▸ Directions
Leave out the pictures and reproduce all of the data exactly.

○ ○ ○

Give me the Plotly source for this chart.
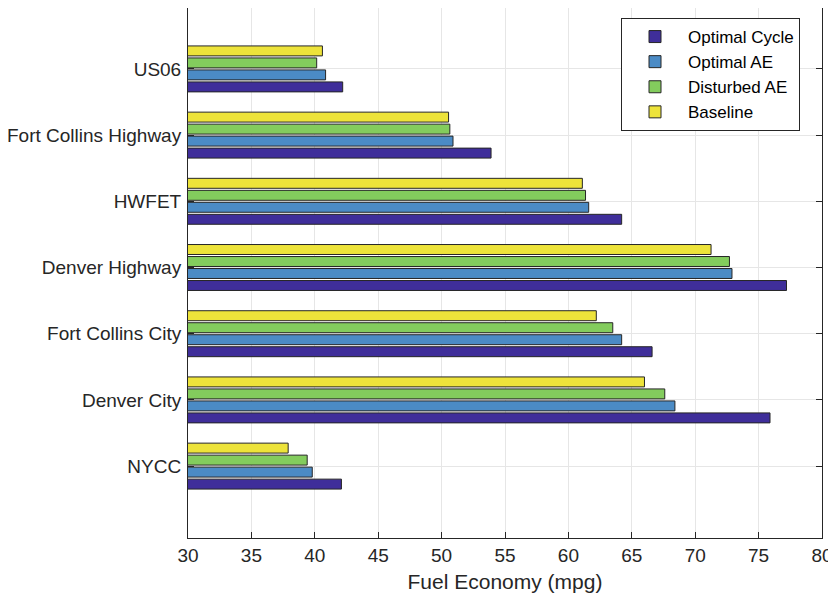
import plotly.graph_objects as go

categories = ["NYCC", "Denver City", "Fort Collins City", "Denver Highway",
              "HWFET", "Fort Collins Highway", "US06"]
positions = [1, 2, 3, 4, 5, 6, 7]

optimal_cycle = [42.1, 75.9, 66.6, 77.2, 64.2, 53.9, 42.2]
optimal_ae = [39.8, 68.4, 64.2, 72.9, 61.6, 50.9, 40.85]
disturbed_ae = [39.4, 67.6, 63.5, 72.7, 61.35, 50.65, 40.15]
baseline = [37.9, 66.0, 62.2, 71.25, 61.1, 50.55, 40.6]

series_names = ["Optimal Cycle", "Optimal AE", "Disturbed AE", "Baseline"]
series_values = [optimal_cycle, optimal_ae, disturbed_ae, baseline]
colors = ["#3F2E9A", "#4B8BC5", "#83CC5D", "#EDE33A"]

x_ticks = [30, 35, 40, 45, 50, 55, 60, 65, 70, 75, 80]

fig = go.Figure()
for name, vals, col in zip(series_names, series_values, colors):
    fig.add_trace(go.Bar(
        y=positions, x=vals, name=name, orientation="h",
        marker=dict(color=col, line=dict(color="#262626", width=1)),
        legendgroup=name,
    ))

# the page body has an 8px margin, so the figure is sized/offset to compensate
font_family = "Liberation Sans, Arial, sans-serif"
fig.update_layout(
    width=828, height=589,
    margin=dict(l=180, r=14, t=0, b=59, autoexpand=False),
    barmode="group", bargap=0.275, bargroupgap=0.17,
    plot_bgcolor="white", paper_bgcolor="white",
    font=dict(family=font_family, size=19, color="#262626"),
    legend=dict(
        x=(621 - 188) / 634, y=1 - 10 / 530,
        xanchor="left", yanchor="top",
        bgcolor="white", bordercolor="#262626", borderwidth=1,
        font=dict(size=17, color="#000000"),
        tracegroupgap=0, itemwidth=56,
        traceorder="normal",
    ),
    xaxis=dict(
        range=[30, 80], tickvals=x_ticks, ticktext=[str(t) for t in x_ticks],
        ticks="inside", ticklen=6, tickcolor="#262626",
        showline=True, linecolor="#262626", linewidth=1, mirror=False,
        showgrid=True, gridcolor="#E6E6E6", gridwidth=1, zeroline=False,
        title=dict(text="Fuel Economy (mpg)", font=dict(size=21), standoff=9),
        tickfont=dict(size=19), automargin=False,
    ),
    yaxis=dict(
        range=[-0.086, 7.92], tickvals=positions, ticktext=categories,
        ticks="inside", ticklen=6, tickcolor="#262626",
        showline=True, linecolor="#262626", linewidth=1, mirror="ticks",
        showgrid=True, gridcolor="#E6E6E6", gridwidth=1, zeroline=False,
        tickfont=dict(size=19), automargin=False, ticklabelstandoff=2,
    ),
)

fig.write_html("out.html")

○ ○ ○

▸ Solution to this exercise
Give me the Plotly source for this chart.
import plotly.graph_objects as go

categories = ["NYCC", "Denver City", "Fort Collins City", "Denver Highway",
              "HWFET", "Fort Collins Highway", "US06"]
positions = [1, 2, 3, 4, 5, 6, 7]

optimal_cycle = [42.1, 75.9, 66.6, 77.2, 64.2, 53.9, 42.2]
optimal_ae = [39.8, 68.4, 64.2, 72.9, 61.6, 50.9, 40.85]
disturbed_ae = [39.4, 67.6, 63.5, 72.7, 61.35, 50.65, 40.15]
baseline = [37.9, 66.0, 62.2, 71.25, 61.1, 50.55, 40.6]

series_names = ["Optimal Cycle", "Optimal AE", "Disturbed AE", "Baseline"]
series_values = [optimal_cycle, optimal_ae, disturbed_ae, baseline]
colors = ["#3F2E9A", "#4B8BC5", "#83CC5D", "#EDE33A"]

x_ticks = [30, 35, 40, 45, 50, 55, 60, 65, 70, 75, 80]

fig = go.Figure()
for name, vals, col in zip(series_names, series_values, colors):
    fig.add_trace(go.Bar(
        y=positions, x=vals, name=name, orientation="h",
        marker=dict(color=col, line=dict(color="#262626", width=1)),
        legendgroup=name,
    ))

# the page body has an 8px margin, so the figure is sized/offset to compensate
font_family = "Liberation Sans, Arial, sans-serif"
fig.update_layout(
    width=828, height=589,
    margin=dict(l=180, r=14, t=0, b=59, autoexpand=False),
    barmode="group", bargap=0.275, bargroupgap=0.17,
    plot_bgcolor="white", paper_bgcolor="white",
    font=dict(family=font_family, size=19, color="#262626"),
    legend=dict(
        x=(621 - 188) / 634, y=1 - 10 / 530,
        xanchor="left", yanchor="top",
        bgcolor="white", bordercolor="#262626", borderwidth=1,
        font=dict(size=17, color="#000000"),
        tracegroupgap=0, itemwidth=56,
        traceorder="normal",
    ),
    xaxis=dict(
        range=[30, 80], tickvals=x_ticks, ticktext=[str(t) for t in x_ticks],
        ticks="inside", ticklen=6, tickcolor="#262626",
        showline=True, linecolor="#262626", linewidth=1, mirror=False,
        showgrid=True, gridcolor="#E6E6E6", gridwidth=1, zeroline=False,
        title=dict(text="Fuel Economy (mpg)", font=dict(size=21), standoff=9),
        tickfont=dict(size=19), automargin=False,
    ),
    yaxis=dict(
        range=[-0.086, 7.92], tickvals=positions, ticktext=categories,
        ticks="inside", ticklen=6, tickcolor="#262626",
        showline=True, linecolor="#262626", linewidth=1, mirror="ticks",
        showgrid=True, gridcolor="#E6E6E6", gridwidth=1, zeroline=False,
        tickfont=dict(size=19), automargin=False, ticklabelstandoff=2,
    ),
)

fig.write_html("out.html")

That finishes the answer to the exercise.